### Task requirements
Tally the lines that contain the string "seaborn" and give the number by itself.

### Figure scripts
= = =

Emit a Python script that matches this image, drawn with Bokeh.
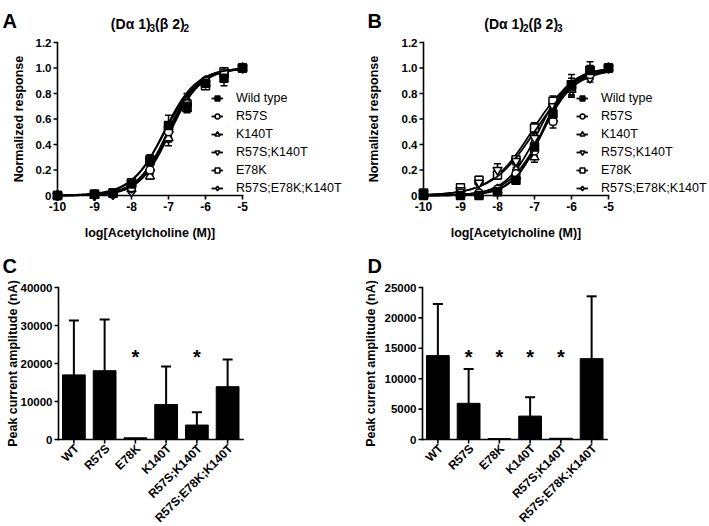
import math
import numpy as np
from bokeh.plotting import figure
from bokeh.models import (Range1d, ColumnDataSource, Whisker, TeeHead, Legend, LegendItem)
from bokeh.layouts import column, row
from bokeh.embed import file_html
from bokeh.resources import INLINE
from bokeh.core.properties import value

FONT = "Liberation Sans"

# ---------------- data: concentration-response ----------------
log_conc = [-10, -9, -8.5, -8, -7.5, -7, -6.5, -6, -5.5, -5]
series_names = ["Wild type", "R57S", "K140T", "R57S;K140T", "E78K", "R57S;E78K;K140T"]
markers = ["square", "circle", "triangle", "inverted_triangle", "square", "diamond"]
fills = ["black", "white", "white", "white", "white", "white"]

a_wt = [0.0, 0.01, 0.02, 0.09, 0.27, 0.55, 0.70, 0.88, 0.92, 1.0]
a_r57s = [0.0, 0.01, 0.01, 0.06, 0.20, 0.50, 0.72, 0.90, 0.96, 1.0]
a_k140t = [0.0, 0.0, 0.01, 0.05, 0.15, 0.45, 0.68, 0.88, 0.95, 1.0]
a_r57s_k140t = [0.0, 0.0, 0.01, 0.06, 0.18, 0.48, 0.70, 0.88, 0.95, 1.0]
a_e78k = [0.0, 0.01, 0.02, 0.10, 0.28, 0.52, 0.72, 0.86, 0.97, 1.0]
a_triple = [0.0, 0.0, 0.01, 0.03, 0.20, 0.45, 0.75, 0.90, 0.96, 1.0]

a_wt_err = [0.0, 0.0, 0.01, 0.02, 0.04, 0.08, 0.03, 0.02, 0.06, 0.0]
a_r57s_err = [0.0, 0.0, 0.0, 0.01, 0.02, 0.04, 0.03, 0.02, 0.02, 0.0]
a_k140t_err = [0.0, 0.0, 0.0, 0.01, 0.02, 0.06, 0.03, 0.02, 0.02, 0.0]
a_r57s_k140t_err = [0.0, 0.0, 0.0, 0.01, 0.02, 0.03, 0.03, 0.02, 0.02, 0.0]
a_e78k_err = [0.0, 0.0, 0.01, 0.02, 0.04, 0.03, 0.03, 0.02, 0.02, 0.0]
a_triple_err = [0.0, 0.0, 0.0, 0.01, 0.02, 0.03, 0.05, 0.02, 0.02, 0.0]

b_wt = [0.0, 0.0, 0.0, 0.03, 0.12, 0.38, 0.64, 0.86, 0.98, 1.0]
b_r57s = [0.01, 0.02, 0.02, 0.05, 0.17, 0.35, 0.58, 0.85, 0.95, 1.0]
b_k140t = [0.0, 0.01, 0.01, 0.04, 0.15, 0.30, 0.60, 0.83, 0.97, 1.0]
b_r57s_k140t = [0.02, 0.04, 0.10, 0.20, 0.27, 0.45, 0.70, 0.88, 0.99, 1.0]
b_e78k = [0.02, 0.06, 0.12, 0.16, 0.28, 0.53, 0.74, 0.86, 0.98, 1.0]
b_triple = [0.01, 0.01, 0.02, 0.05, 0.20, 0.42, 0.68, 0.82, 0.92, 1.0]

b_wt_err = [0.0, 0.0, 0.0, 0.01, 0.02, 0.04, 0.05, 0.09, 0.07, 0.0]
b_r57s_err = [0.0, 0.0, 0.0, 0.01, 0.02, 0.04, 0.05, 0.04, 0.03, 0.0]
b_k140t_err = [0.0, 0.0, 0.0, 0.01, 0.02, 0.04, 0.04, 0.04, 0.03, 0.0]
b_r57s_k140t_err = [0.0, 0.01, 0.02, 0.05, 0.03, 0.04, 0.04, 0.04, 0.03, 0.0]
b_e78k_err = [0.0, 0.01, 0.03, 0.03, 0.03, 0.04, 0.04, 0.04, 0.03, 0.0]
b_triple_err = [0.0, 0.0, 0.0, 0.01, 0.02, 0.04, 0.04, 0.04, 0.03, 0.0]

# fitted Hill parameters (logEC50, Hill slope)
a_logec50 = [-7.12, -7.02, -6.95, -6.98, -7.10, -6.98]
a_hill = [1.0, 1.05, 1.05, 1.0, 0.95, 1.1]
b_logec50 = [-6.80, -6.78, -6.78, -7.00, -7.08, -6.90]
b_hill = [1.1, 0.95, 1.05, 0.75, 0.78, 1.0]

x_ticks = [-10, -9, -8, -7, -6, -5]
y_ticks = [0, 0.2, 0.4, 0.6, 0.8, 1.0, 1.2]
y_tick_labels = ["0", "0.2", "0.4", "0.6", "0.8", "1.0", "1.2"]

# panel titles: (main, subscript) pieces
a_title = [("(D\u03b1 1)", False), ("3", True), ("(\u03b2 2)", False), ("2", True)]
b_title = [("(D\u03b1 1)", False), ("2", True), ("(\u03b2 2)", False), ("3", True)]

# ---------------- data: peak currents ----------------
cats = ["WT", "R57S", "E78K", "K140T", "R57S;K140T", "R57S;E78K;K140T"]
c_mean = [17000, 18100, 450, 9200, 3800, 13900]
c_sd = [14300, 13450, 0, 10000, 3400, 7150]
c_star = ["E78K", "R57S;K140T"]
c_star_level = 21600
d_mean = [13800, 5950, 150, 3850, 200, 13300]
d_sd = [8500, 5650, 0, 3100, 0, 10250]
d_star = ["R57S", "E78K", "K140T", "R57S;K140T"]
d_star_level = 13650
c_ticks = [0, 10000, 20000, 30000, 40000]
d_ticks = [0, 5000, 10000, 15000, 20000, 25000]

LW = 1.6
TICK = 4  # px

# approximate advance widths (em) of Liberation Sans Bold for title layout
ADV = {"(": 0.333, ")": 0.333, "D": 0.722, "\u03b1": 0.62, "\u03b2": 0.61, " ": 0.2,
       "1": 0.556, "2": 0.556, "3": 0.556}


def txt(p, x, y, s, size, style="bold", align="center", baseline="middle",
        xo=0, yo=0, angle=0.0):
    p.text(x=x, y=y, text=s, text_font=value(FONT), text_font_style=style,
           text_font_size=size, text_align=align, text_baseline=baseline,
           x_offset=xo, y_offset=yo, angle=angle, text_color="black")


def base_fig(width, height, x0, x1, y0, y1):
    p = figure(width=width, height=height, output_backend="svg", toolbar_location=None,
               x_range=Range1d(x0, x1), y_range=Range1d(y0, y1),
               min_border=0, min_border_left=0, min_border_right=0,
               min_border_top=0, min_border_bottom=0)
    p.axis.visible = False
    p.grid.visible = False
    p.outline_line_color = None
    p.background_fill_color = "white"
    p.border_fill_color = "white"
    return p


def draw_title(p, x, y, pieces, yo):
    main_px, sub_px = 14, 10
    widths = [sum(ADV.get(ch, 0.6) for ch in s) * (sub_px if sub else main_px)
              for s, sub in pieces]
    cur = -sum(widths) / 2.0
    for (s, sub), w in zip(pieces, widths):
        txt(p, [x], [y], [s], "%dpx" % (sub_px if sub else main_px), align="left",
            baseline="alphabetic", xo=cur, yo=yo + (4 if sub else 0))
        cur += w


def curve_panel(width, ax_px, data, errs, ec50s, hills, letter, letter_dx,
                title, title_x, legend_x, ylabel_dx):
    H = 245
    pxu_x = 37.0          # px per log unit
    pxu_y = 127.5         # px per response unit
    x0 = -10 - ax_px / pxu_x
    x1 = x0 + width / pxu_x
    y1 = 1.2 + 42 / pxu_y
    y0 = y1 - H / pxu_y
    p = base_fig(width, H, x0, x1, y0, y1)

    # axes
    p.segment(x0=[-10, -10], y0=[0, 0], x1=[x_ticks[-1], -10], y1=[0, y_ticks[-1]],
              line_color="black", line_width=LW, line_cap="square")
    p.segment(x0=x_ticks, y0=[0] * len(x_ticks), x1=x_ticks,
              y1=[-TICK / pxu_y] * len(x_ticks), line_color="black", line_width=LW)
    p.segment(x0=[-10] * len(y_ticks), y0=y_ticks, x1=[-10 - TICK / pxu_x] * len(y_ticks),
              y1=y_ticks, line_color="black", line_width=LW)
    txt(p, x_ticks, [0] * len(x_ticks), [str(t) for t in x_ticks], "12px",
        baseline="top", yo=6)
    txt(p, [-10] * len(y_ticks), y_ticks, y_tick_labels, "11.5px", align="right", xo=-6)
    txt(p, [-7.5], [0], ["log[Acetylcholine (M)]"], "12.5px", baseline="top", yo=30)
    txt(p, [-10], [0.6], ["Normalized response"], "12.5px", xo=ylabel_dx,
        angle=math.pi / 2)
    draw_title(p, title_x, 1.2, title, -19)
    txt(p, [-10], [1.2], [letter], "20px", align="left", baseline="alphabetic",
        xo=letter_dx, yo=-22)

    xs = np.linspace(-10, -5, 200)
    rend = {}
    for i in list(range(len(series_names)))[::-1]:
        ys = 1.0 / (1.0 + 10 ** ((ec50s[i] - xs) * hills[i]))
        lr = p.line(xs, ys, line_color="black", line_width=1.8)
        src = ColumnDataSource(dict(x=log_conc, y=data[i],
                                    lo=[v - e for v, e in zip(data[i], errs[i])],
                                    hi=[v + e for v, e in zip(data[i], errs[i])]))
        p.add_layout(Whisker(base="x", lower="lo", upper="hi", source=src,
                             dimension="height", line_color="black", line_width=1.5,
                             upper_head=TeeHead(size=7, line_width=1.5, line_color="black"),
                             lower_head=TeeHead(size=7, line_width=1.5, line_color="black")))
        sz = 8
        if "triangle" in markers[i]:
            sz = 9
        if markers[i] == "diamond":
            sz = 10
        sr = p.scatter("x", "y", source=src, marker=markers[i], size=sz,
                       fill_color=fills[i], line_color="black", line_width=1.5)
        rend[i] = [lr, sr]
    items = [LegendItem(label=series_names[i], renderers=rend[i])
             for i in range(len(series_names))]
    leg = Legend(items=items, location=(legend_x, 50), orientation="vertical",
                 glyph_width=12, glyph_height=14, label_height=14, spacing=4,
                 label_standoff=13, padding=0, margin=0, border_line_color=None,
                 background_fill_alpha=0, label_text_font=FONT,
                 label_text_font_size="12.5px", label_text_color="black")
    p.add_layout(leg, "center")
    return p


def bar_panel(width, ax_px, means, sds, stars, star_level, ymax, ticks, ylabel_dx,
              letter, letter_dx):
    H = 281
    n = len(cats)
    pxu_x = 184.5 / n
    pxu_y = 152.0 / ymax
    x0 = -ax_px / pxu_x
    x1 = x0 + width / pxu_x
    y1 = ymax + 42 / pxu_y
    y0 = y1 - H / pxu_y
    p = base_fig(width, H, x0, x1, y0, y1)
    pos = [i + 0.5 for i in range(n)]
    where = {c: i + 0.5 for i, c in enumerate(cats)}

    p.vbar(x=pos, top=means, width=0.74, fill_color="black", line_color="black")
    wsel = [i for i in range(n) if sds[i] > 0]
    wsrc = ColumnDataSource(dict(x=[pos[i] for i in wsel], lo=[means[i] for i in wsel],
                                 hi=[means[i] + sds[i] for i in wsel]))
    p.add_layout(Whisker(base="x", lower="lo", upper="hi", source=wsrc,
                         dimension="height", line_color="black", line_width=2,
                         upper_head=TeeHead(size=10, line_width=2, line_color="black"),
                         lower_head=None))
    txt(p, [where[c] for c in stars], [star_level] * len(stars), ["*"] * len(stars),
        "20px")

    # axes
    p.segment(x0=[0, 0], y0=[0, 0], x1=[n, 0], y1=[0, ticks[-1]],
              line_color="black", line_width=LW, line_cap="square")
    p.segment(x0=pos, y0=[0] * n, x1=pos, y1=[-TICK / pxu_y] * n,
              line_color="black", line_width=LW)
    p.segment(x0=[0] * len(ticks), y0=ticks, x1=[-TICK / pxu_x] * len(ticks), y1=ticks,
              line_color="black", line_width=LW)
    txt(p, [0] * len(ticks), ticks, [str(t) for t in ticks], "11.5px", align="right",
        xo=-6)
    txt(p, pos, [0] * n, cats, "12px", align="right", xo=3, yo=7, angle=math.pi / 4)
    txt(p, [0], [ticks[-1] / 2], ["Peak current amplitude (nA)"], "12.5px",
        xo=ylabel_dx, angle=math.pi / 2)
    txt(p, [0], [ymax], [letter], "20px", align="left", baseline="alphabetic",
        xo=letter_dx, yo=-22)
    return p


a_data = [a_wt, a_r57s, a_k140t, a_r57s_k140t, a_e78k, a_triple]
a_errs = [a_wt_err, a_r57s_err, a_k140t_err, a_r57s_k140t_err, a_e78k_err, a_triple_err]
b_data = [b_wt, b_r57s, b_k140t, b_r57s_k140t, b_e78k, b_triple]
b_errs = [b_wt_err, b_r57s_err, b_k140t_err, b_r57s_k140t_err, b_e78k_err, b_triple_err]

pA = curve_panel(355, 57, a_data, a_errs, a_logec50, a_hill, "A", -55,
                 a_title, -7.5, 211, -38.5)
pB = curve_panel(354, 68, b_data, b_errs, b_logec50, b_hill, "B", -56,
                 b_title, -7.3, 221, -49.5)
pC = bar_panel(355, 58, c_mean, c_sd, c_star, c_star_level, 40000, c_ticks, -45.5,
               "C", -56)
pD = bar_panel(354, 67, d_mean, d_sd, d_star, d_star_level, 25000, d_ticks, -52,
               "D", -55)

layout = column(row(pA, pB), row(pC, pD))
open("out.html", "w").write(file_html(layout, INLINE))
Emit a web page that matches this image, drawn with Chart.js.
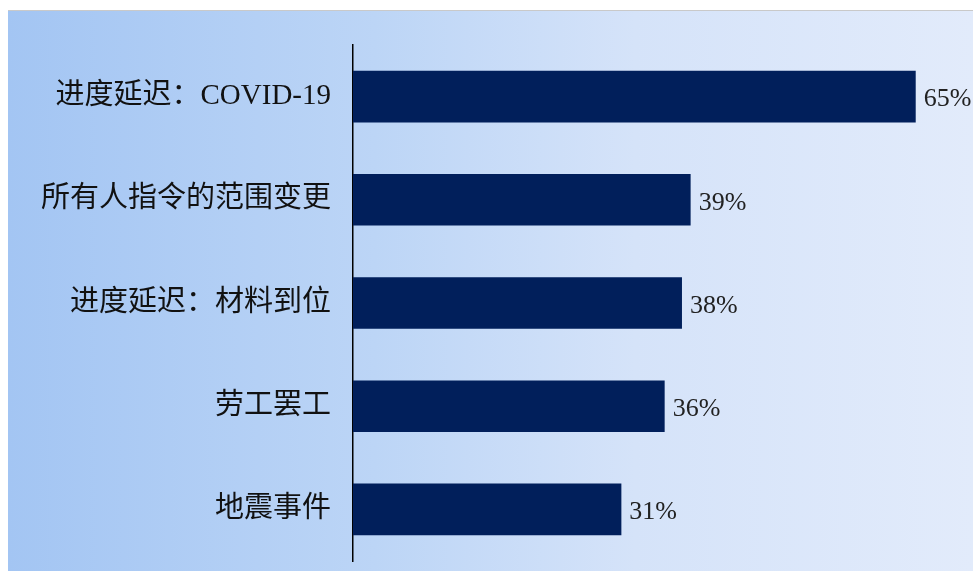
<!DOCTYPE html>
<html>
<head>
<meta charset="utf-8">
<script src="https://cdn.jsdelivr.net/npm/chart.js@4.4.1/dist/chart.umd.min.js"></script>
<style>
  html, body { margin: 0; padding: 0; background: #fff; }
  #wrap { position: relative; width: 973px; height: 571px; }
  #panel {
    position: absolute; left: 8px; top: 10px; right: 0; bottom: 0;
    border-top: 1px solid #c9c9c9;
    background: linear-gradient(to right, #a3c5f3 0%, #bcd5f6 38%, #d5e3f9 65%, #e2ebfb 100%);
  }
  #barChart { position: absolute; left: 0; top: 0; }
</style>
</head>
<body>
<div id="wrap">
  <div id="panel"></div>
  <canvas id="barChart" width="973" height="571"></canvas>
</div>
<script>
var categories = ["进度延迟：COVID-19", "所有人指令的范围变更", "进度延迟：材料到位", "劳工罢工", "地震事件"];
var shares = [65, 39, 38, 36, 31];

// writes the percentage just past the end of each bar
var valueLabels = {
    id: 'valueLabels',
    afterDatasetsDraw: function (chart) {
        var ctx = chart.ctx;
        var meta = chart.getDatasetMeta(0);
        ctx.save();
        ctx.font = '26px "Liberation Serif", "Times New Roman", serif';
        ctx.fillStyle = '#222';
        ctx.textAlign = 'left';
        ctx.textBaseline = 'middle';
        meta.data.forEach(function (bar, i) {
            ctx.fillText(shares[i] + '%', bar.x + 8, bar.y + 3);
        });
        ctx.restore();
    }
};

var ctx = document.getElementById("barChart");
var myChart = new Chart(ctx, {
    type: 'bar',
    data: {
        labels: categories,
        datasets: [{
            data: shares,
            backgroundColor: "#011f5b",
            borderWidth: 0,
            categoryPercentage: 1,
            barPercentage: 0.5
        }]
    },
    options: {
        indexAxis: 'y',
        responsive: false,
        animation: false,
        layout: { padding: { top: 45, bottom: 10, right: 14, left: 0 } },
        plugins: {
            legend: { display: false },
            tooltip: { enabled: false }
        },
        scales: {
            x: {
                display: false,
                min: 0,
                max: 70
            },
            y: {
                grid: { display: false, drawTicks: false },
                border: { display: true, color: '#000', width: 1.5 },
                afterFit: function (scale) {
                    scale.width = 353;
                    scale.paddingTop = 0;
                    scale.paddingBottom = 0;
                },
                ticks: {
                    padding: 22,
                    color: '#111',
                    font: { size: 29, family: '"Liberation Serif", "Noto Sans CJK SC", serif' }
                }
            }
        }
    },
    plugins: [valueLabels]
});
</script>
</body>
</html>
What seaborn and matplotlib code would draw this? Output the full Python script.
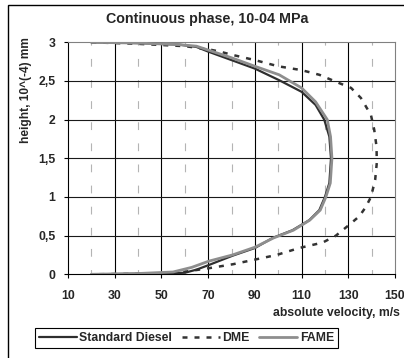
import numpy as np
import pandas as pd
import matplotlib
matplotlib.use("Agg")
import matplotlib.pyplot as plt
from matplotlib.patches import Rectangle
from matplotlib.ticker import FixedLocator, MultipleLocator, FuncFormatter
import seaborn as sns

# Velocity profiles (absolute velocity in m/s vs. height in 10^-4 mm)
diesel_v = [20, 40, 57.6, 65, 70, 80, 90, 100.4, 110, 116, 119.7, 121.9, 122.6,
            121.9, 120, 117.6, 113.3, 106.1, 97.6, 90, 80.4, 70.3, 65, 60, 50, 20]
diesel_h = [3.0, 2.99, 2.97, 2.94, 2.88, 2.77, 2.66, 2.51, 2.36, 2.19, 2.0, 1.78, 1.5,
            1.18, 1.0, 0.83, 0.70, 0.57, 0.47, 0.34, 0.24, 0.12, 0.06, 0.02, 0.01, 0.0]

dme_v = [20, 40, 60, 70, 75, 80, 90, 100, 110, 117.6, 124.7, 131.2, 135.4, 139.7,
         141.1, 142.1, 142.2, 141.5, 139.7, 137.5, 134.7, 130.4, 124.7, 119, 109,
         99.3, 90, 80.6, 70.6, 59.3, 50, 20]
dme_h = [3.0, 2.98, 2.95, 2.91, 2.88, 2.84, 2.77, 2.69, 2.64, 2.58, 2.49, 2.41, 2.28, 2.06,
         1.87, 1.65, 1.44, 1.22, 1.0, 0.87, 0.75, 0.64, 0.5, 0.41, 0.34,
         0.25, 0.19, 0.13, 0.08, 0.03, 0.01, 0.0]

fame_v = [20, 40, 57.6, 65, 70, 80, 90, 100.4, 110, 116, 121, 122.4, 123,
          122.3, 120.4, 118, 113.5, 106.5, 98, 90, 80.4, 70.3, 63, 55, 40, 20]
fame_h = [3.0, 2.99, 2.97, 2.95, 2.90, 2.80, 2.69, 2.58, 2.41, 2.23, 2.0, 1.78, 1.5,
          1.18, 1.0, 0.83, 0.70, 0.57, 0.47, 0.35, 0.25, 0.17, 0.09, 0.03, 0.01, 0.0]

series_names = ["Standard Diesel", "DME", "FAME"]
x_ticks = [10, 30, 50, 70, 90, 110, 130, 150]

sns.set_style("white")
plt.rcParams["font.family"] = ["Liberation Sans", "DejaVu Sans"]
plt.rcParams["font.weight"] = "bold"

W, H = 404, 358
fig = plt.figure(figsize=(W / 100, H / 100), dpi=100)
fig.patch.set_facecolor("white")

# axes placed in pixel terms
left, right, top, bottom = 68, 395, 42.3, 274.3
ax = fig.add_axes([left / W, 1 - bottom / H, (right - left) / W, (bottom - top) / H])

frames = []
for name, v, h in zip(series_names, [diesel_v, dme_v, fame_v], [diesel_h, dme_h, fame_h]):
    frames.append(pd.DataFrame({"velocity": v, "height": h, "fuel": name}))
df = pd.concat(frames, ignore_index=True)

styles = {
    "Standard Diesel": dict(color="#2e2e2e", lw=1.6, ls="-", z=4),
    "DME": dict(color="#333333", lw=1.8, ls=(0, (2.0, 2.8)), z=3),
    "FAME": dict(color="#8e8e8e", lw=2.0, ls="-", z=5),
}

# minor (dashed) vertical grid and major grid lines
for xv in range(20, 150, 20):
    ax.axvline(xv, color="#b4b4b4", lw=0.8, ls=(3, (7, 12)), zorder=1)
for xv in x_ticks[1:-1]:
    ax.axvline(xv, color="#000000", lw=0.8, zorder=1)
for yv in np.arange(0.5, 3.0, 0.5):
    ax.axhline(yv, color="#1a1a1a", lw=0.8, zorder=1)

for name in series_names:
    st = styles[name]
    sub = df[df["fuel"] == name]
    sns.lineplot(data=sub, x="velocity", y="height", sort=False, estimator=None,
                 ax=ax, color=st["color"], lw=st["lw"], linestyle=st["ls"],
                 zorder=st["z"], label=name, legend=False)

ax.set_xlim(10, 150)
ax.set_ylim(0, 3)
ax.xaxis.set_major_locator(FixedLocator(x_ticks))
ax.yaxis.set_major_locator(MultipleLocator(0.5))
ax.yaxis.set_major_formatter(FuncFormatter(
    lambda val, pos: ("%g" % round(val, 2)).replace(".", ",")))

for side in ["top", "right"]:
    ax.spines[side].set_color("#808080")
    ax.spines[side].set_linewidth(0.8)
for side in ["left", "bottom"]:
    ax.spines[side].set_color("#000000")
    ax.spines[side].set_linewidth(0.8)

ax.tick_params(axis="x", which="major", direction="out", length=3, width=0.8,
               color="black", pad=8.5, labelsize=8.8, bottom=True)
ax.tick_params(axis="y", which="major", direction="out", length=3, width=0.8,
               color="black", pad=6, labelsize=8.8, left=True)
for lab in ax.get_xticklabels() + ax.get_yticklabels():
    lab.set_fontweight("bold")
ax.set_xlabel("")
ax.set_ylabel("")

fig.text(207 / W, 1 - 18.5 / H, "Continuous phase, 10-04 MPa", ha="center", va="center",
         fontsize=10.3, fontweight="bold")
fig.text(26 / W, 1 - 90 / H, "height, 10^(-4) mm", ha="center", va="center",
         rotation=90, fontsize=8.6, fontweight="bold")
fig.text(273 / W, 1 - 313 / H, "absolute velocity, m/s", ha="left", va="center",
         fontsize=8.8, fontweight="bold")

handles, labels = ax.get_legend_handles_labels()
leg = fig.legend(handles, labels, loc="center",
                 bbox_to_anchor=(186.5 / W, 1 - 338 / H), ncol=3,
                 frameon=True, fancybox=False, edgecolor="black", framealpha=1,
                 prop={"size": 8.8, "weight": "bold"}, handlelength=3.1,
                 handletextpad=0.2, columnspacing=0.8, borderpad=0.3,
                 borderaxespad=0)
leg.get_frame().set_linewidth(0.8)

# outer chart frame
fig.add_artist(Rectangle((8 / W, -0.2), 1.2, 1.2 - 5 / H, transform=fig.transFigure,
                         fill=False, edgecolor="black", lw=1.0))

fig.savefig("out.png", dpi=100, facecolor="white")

= = =

### Solution for this exercise
2